You’re allowed to have a pay difference between two jobs of ‘equal value’ if the employer can show the difference is for a legitimate reason. This could be because the jobs are in different locations, have different levels of seniority, or just due to supply and demand in the job market.

Next argued that the pay gap was due to supply and demand – they say it’s harder to hire and keep warehouse workers, so they had to offer higher pay to attract them. But the Tribunal rejected this argument, saying it wasn't a strong enough reason to justify the indirect discrimination. They were concerned that allowing this ‘supply and demand’ defence could lead to more discriminatory pay in some sectors being justified.

Is the Tribunal’s decision right?

It’s addressing gender pay inequality – which is good, of course.

But, some people think the Tribunal’s decision doesn’t make sense.

Why? Well, when job evaluations are conducted to decide which jobs are of ‘equal value’, they ignore more specific factors (like how easy it is to find workers for each job).

For example, warehouse work can be more lonely compared to working with customers in Next stores. Also, warehouses are often in remote areas, while jobs in city-centre stores mean you can run errands or grab lunch easily. Factors like these might be why it’s harder to find warehouse workers than retail staff.

But these sorts of factors aren’t taken into consideration because they’re hard to quantify – even though they do affect how attractive a job is to prospective employees. So, businesses argue that you’re blocked from setting higher pay for less attractive jobs (like warehouse work, in Next’s case). 

So, to avoid litigation, employers would have to increase the amount paid to the more attractive job of ‘equal value’ to match the less attractive role. This means more costs for businesses and could end up in them cutting workers altogether (like how supermarkets have replaced people with self-service checkouts).

Which law firms are involved?

Next is being represented by Eversheds Sutherland, as the firm has a long-standing relationship with the retailer.

Leigh Day is representing the retail workers who are bringing this claim.
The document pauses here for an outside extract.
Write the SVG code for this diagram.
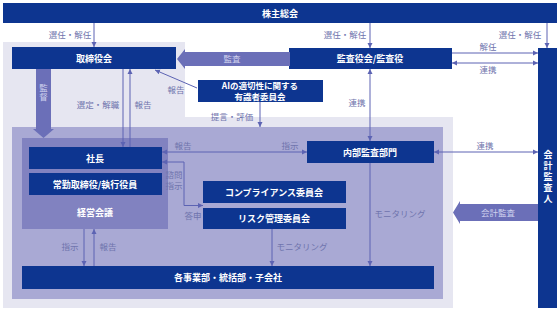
<svg xmlns="http://www.w3.org/2000/svg" width="560" height="310" viewBox="0 0 560 310">
<style>
.box{fill:#0d3590}
.bt{font-family:"Noto Sans CJK JP","Noto Sans",sans-serif;font-size:9px;font-weight:bold;fill:#fff;text-anchor:middle}
.lb{font-family:"Noto Sans CJK JP","Noto Sans",sans-serif;font-size:8.5px;fill:#6f74ad;text-anchor:middle}
.al{font-family:"Noto Sans CJK JP","Noto Sans",sans-serif;font-size:8.5px;fill:#d0d2ee;text-anchor:middle}
.ln{stroke:#5c63b3;stroke-width:1;fill:none}
.arr{fill:#6b6fb8}
</style>
<defs>
<marker id="ah" markerWidth="6" markerHeight="6" refX="5" refY="3" orient="auto-start-reverse" markerUnits="userSpaceOnUse">
<path d="M0,0.5 L5,3 L0,5.5 Z" fill="#5c63b3"/>
</marker>
</defs>
<g id="background">
<path d="M3,42 H185 V117 H453 V308 H3 Z" fill="#e6e6f1"/>
<rect x="12" y="127" width="431" height="172" fill="#a9a9d4"/>
</g>
<g id="keiei">
<rect x="22" y="138" width="146" height="91" fill="#8182c0"/>
<text class="bt" x="95" y="216">経営会議</text>
</g>
<g id="kabunushi"><rect class="box" x="3" y="3" width="554" height="20"/><text class="bt" x="280" y="16.5">株主総会</text></g>
<g id="torishimari"><rect class="box" x="12" y="47" width="164" height="22"/><text class="bt" x="94" y="61.5">取締役会</text></g>
<g id="kansayaku"><rect class="box" x="289" y="48" width="163" height="21"/><text class="bt" x="370" y="62">監査役会/監査役</text></g>
<g id="kaikei"><rect class="box" x="538" y="48" width="19" height="260"/>
<text class="bt" x="548" y="178" writing-mode="vertical-rl" letter-spacing="2">会計監査人</text></g>
<g id="ai"><rect class="box" x="198" y="80" width="125" height="22"/><text class="bt" x="260" y="88.5" style="font-size:8.5px">AIの適切性に関する</text><text class="bt" x="260" y="99.5" style="font-size:8.5px">有識者委員会</text></g>
<g id="shacho"><rect class="box" x="29" y="147" width="133" height="22"/><text class="bt" x="95" y="161.5">社長</text></g>
<g id="jokin"><rect class="box" x="29" y="173" width="133" height="22"/><text class="bt" x="95" y="187.5">常勤取締役/執行役員</text></g>
<g id="naibu"><rect class="box" x="307" y="141" width="127" height="22"/><text class="bt" x="370" y="155.5">内部監査部門</text></g>
<g id="compliance"><rect class="box" x="203" y="181" width="143" height="22"/><text class="bt" x="274" y="195.5">コンプライアンス委員会</text></g>
<g id="risk"><rect class="box" x="203" y="208" width="143" height="21"/><text class="bt" x="274" y="222">リスク管理委員会</text></g>
<g id="jigyobu"><rect class="box" x="22" y="266" width="412" height="23"/><text class="bt" x="228" y="281">各事業部・統括部・子会社</text></g>
<g id="connectors">
<path class="arr" d="M185,52 H290 V66 H185 V69 L177,59 L185,49 Z"/>
<text class="al" x="232" y="62">監査</text>
<path class="arr" d="M460,204 H538 V221 H460 V224 L453,212.5 L460,201 Z"/>
<text class="al" x="498" y="216">会計監査</text>
<path class="arr" d="M36,69 H51 V129 H54 L43.5,138 L33,129 H36 Z"/>
<text class="al" x="43.5" y="93" writing-mode="vertical-rl" letter-spacing="1">監督</text>
<line class="ln" x1="94" y1="23" x2="94" y2="47" marker-end="url(#ah)"/>
<line class="ln" x1="370" y1="23" x2="370" y2="48" marker-end="url(#ah)"/>
<line class="ln" x1="547" y1="23" x2="547" y2="48" marker-end="url(#ah)"/>
<line class="ln" x1="452" y1="53" x2="538" y2="53" marker-end="url(#ah)"/>
<line class="ln" x1="452" y1="63" x2="538" y2="63" marker-start="url(#ah)" marker-end="url(#ah)"/>
<line class="ln" x1="197" y1="88" x2="155" y2="70" marker-end="url(#ah)"/>
<line class="ln" x1="123" y1="69" x2="123" y2="147" marker-end="url(#ah)"/>
<line class="ln" x1="130" y1="147" x2="130" y2="69" marker-end="url(#ah)"/>
<line class="ln" x1="260" y1="102" x2="260" y2="127" marker-end="url(#ah)"/>
<line class="ln" x1="370" y1="69" x2="370" y2="141" marker-start="url(#ah)" marker-end="url(#ah)"/>
<line class="ln" x1="162" y1="152" x2="307" y2="152" marker-start="url(#ah)" marker-end="url(#ah)"/>
<line class="ln" x1="434" y1="152" x2="538" y2="152" marker-start="url(#ah)" marker-end="url(#ah)"/>
<path class="ln" d="M162,162 H184 V205.5 H203" marker-start="url(#ah)" marker-end="url(#ah)"/>
<line class="ln" x1="370" y1="163" x2="370" y2="266" marker-end="url(#ah)"/>
<line class="ln" x1="272" y1="229" x2="272" y2="266" marker-end="url(#ah)"/>
<line class="ln" x1="84" y1="229" x2="84" y2="266" marker-end="url(#ah)"/>
<line class="ln" x1="94" y1="266" x2="94" y2="229" marker-end="url(#ah)"/>
<text class="lb" x="70" y="38">選任・解任</text>
<text class="lb" x="345" y="38">選任・解任</text>
<text class="lb" x="520" y="38">選任・解任</text>
<text class="lb" x="488" y="50">解任</text>
<text class="lb" x="488" y="73">連携</text>
<text class="lb" x="176" y="93">報告</text>
<text class="lb" x="98" y="108">選定・解職</text>
<text class="lb" x="143" y="108">報告</text>
<text class="lb" x="232" y="120">提言・評価</text>
<text class="lb" x="357" y="106">連携</text>
<text class="lb" x="183" y="149">報告</text>
<text class="lb" x="290" y="149">指示</text>
<text class="lb" x="485" y="149">連携</text>
<text class="lb" x="174" y="178">諮問</text>
<text class="lb" x="174" y="189">指示</text>
<text class="lb" x="193" y="219">答申</text>
<text class="lb" x="400" y="217">モニタリング</text>
<text class="lb" x="302" y="250">モニタリング</text>
<text class="lb" x="70" y="250">指示</text>
<text class="lb" x="108" y="250">報告</text>
</g>
</svg>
This is part of the law firm’s programme called ‘Equal Pay Now’. Through this, they’re advocating for over 112,000 store workers employed by Next and five major supermarkets in equal pay litigation.

Why should law firms care?

Next has said it will appeal the Tribunal’s decision — and if it goes ahead, the decision of the appeal will reach far wider than Next.

There are similar claims against five major UK supermarkets (Asda, Tesco, Sainsburys, Morrisons, and Co-op), mostly the difference in pay between female-dominated shop floor roles and male-dominated warehouse roles. The result of Next’s appeal could lead to many more cases like this in retail.

Commercial law firms will be updating their retail clients about these cases. They’ll be advising them to take steps to address equal pay issues (things like conducting job evaluations to identify equal value jobs and pay audits across their employees). These actions can help prevent problems, but there’s still a chance courts might disagree with how employers define job roles.

The newly-elected Labour government has also promised to expand equal pay protections to cover ethnicity and disability. If this happens, we could see more legal avenues to bring cases like this in the future.